Having a problem understanding what's going on n the code below. The behavior of arrays c and d is what I would expect. But what's going on with a and b? (I also tried this with normal, scalar variables, and nothing surprising happens in either case.)

The output is copied to the RH comments.

import java.util.Arrays;

public class ArraysParadox {

    public static void main(String[] args) {

        int[] c = {1, 2, 3};
        int[] d = {6, 5, 4, 3};

        System.out.print("c:       ");
        System.out.println(Arrays.toString(c)); // c:       [1, 2, 3]

        System.out.print("d:       ");
        System.out.println(Arrays.toString(d)); // d:       [6, 5, 4, 3]

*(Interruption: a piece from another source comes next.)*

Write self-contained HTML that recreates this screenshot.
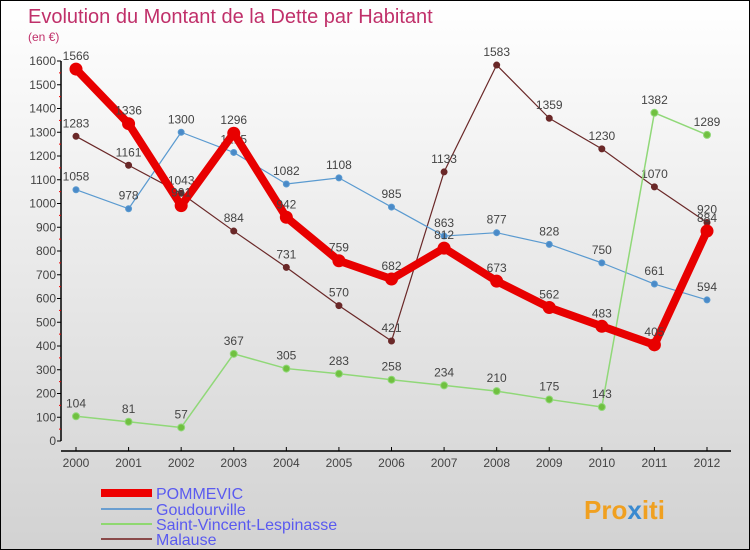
<!DOCTYPE html>
<html><head><meta charset="utf-8"><style>
body{margin:0}
#c{width:750px;height:550px;position:relative;box-sizing:border-box;border:1px solid #000;background:linear-gradient(#ffffff,#d2d2d2);font-family:"Liberation Sans",sans-serif;overflow:hidden}
</style></head><body>
<div id="c">
<svg id="s" width="750" height="550" style="position:absolute;left:0;top:0">
<text x="27" y="22" font-size="20" fill="#c0306a">Evolution du Montant de la Dette par Habitant</text>
<text x="27" y="40" font-size="12" fill="#c0306a">(en €)</text>
<g id="axes"></g><g id="series"></g>
<g>
<rect x="100" y="488" width="51" height="8" fill="#e00"/>
<text x="155" y="498" font-size="16" fill="#5a5af0">POMMEVIC</text>
<line x1="100" y1="508" x2="151" y2="508" stroke="#6a9ed0" stroke-width="2"/>
<text x="155" y="514" font-size="16" fill="#5a5af0">Goudourville</text>
<line x1="100" y1="523" x2="151" y2="523" stroke="#8fd870" stroke-width="2"/>
<text x="155" y="529" font-size="16" fill="#5a5af0">Saint-Vincent-Lespinasse</text>
<line x1="100" y1="538" x2="151" y2="538" stroke="#8a4a4a" stroke-width="2"/>
<text x="155" y="544" font-size="16" fill="#5a5af0">Malause</text>
</g>
<text x="583" y="518" font-size="26" font-weight="bold" fill="#f0a020">Pro<tspan fill="#3a8ad0">x</tspan>iti</text>
</svg>
</div>
<script>
const years=[2000,2001,2002,2003,2004,2005,2006,2007,2008,2009,2010,2011,2012];
const yTicks=[0,100,200,300,400,500,600,700,800,900,1000,1100,1200,1300,1400,1500,1600];
const pommevic=[1566,1336,991,1296,942,759,682,812,673,562,483,405,884];
const goudourville=[1058,978,1300,1215,1082,1108,985,863,877,828,750,661,594];
const saintVincent=[104,81,57,367,305,283,258,234,210,175,143,1382,1289];
const malause=[1283,1161,1043,884,731,570,421,1133,1583,1359,1230,1070,920];
const NS="http://www.w3.org/2000/svg";
function X(i){return 75+i*(706-75)/(years.length-1);}
function Y(v){return 440-v*380/1600;}
function mk(t,a,p){const e=document.createElementNS(NS,t);for(const k in a)e.setAttribute(k,a[k]);p.appendChild(e);return e;}
const ax=document.getElementById('axes');
let l=mk('line',{x1:60,y1:Y(0),x2:60,y2:Y(1600),stroke:'#000','stroke-width':1.5},ax);


yTicks.forEach(v=>{
 mk('line',{x1:56,y1:Y(v),x2:60,y2:Y(v),stroke:'#000'},ax);
 mk('line',{x1:58,y1:Y(v+50),x2:60,y2:Y(v+50),stroke:v<1600?'#e00':'none'},ax);
 const t=mk('text',{x:55,y:Y(v)+4,'font-size':12,fill:'#444','text-anchor':'end'},ax);t.textContent=v;
 
 
});
l=mk('line',{x1:60,y1:450,x2:730,y2:450,stroke:'#000','stroke-width':1.5},ax);


years.forEach((y,i)=>{
 mk('line',{x1:X(i),y1:446,x2:X(i),y2:450,stroke:'#000'},ax);
 const t=mk('text',{x:X(i),y:466,'font-size':12,fill:'#444','text-anchor':'middle'},ax);t.textContent=y;
 
 
});
const sg=document.getElementById('series');
function draw(vals,name,color,w,r,fill){
 const g=mk('g',{},sg);
 
 
 const p=mk('polyline',{points:vals.map((v,i)=>X(i)+','+Y(v)).join(' '),fill:'none',stroke:color,'stroke-width':w,'stroke-linejoin':'round'},g);
 
 
 vals.forEach((v,i)=>{
  const c=mk('circle',{cx:X(i),cy:Y(v),r:r,fill:fill,stroke:color,'stroke-width':1},g);
  
  
  const t=mk('text',{x:X(i),y:Y(v)-9,'font-size':12,fill:'#444','text-anchor':'middle'},g);t.textContent=v;
  
  
 });
}
draw(malause,'malause','#6a2828',1.2,3,'#6a2828');
draw(goudourville,'goudourville','#5a9ad0',1.2,3,'#4a8ac8');
draw(saintVincent,'saint-vincent','#90d878',1.5,3.5,'#70c040');
draw(pommevic,'pommevic','#e80000',8,6,'#e80000');
</script>
</body></html>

        System.out.println("--- swap ---");
        int[] tmp = c;
        c = d;
        d = tmp;    // <----- Magic?

        System.out.print("c' (=d): ");
        System.out.println(Arrays.toString(c)); // c' (=d): [6, 5, 4, 3]

        System.out.print("d' (=c): ");
        System.out.println(Arrays.toString(d)); // d' (=c): [1, 2, 3]

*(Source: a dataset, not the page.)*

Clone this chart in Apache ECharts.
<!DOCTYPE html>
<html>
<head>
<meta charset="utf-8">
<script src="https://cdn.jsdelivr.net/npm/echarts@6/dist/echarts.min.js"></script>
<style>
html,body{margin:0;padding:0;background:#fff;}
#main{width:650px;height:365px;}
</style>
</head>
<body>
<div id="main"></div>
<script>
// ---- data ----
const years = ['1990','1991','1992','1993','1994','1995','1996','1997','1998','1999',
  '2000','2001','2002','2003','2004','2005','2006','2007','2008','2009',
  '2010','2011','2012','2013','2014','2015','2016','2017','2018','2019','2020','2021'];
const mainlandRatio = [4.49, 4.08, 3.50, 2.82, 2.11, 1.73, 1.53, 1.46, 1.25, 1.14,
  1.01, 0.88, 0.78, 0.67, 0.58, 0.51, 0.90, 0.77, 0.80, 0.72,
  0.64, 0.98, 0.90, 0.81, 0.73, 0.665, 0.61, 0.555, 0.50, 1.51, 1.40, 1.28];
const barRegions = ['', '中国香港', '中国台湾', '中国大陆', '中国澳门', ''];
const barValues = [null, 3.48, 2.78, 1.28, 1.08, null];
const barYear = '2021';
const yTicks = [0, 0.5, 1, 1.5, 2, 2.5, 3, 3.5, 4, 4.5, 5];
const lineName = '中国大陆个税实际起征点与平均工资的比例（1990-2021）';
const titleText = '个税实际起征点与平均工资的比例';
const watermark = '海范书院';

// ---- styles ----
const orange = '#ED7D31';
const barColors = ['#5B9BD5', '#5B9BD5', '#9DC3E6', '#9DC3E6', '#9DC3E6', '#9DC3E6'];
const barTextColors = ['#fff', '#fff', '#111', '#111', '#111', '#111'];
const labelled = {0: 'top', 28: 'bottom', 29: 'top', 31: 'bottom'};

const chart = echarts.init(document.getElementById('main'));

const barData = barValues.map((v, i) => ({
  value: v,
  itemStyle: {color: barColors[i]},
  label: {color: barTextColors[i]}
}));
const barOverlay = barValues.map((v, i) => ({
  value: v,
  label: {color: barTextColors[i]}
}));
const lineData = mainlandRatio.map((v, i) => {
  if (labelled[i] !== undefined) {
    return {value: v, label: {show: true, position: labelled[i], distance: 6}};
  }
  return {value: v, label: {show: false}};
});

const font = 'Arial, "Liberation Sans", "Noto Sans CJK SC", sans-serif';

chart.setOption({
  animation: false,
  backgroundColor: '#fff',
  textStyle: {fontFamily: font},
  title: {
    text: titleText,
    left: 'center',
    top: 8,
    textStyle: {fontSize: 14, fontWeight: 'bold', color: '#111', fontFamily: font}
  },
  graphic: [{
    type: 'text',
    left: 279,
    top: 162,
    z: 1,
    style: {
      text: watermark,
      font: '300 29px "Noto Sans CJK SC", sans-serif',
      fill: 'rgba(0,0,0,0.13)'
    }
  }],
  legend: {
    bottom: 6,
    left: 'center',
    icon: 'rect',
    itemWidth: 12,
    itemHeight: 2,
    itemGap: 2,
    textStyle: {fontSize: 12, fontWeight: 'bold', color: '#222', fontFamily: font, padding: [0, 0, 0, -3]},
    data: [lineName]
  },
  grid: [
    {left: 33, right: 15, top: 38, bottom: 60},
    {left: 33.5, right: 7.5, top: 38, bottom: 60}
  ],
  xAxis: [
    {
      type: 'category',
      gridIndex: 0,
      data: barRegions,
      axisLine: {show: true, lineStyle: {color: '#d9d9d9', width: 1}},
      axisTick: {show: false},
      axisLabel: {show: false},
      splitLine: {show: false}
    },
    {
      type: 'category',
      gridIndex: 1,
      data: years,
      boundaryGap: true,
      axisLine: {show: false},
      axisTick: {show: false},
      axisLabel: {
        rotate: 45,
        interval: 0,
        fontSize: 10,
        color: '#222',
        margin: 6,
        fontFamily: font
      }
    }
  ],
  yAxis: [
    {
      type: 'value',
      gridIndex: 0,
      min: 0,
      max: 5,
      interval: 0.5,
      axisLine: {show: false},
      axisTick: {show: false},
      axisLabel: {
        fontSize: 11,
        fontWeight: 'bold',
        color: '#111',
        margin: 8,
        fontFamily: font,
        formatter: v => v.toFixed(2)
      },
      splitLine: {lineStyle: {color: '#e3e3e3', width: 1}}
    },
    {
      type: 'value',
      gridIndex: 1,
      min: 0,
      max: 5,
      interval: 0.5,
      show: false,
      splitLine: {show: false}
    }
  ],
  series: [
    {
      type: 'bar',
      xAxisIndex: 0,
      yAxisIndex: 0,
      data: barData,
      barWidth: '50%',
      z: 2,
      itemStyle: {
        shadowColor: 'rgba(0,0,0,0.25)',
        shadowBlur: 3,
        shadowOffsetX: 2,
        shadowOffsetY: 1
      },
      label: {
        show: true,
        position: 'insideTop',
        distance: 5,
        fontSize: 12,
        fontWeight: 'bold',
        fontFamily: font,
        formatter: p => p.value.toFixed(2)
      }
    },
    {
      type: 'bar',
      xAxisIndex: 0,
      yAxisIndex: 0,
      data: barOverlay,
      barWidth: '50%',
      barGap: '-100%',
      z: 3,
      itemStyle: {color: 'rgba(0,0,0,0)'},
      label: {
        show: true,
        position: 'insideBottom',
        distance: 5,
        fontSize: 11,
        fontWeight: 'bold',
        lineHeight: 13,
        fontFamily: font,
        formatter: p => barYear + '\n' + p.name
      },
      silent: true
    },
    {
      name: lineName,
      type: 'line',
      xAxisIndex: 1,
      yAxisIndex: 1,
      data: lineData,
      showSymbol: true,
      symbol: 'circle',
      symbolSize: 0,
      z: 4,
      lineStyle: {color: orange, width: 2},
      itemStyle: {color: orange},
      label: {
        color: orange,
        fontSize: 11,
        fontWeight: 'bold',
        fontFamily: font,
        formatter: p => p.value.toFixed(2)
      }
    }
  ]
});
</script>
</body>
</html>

        System.out.println("--- c = 0 ---");
        Arrays.fill(c, 0);
        System.out.print("c (=0):  ");
        System.out.println(Arrays.toString(c)); // c (=0):  [0, 0, 0, 0]

        System.out.print("d (=c):  ");
        System.out.println(Arrays.toString(d)); // d (=c):  [1, 2, 3]

        System.out.println("--- d = 1 ---");
        Arrays.fill(d, 1);
        System.out.print("c (=d):  ");
        System.out.println(Arrays.toString(c)); // c (=d):  [0, 0, 0, 0]

        System.out.print("d (=1):  ");
        System.out.println(Arrays.toString(d)); // d (=1):  [1, 1, 1]

        System.out.println("================");

        int[] a = {1, 2, 3};
        int[] b = {6, 5, 4, 3};

        System.out.print("a:       ");
        System.out.println(Arrays.toString(a)); // a:       [1, 2, 3]

        System.out.print("b:       ");
        System.out.println(Arrays.toString(b)); // b:       [6, 5, 4, 3]

        a = b;
        System.out.print("a (=b):  ");
        System.out.println(Arrays.toString(a)); // a (=b):  [6, 5, 4, 3]

        System.out.println("--- α = 0 ---");
        Arrays.fill(a, 0);
        System.out.print("a (=0):  ");
        System.out.println(Arrays.toString(a)); // a (=0):  [0, 0, 0, 0]
        System.out.print("b (=a?): ");
        System.out.println(Arrays.toString(b)); // b (=a?): [0, 0, 0, 0]    ???

        System.out.println("--- b = 1 ---");
        Arrays.fill(b, 1);
        System.out.print("b (=1):  ");
        System.out.println(Arrays.toString(b)); // b (=1):  [1, 1, 1, 1]
        System.out.print("a (=b?): ");
        System.out.println(Arrays.toString(a)); // a (=b?): [1, 1, 1, 1]
    }
}

The swapability of c and d indicates pass-by-value according to this post: Java is Pass-by-Value, Dammit!. (I also looked at java array pass by reference does not work?, but I can't understand the asker's English, and the method call obscures the example.)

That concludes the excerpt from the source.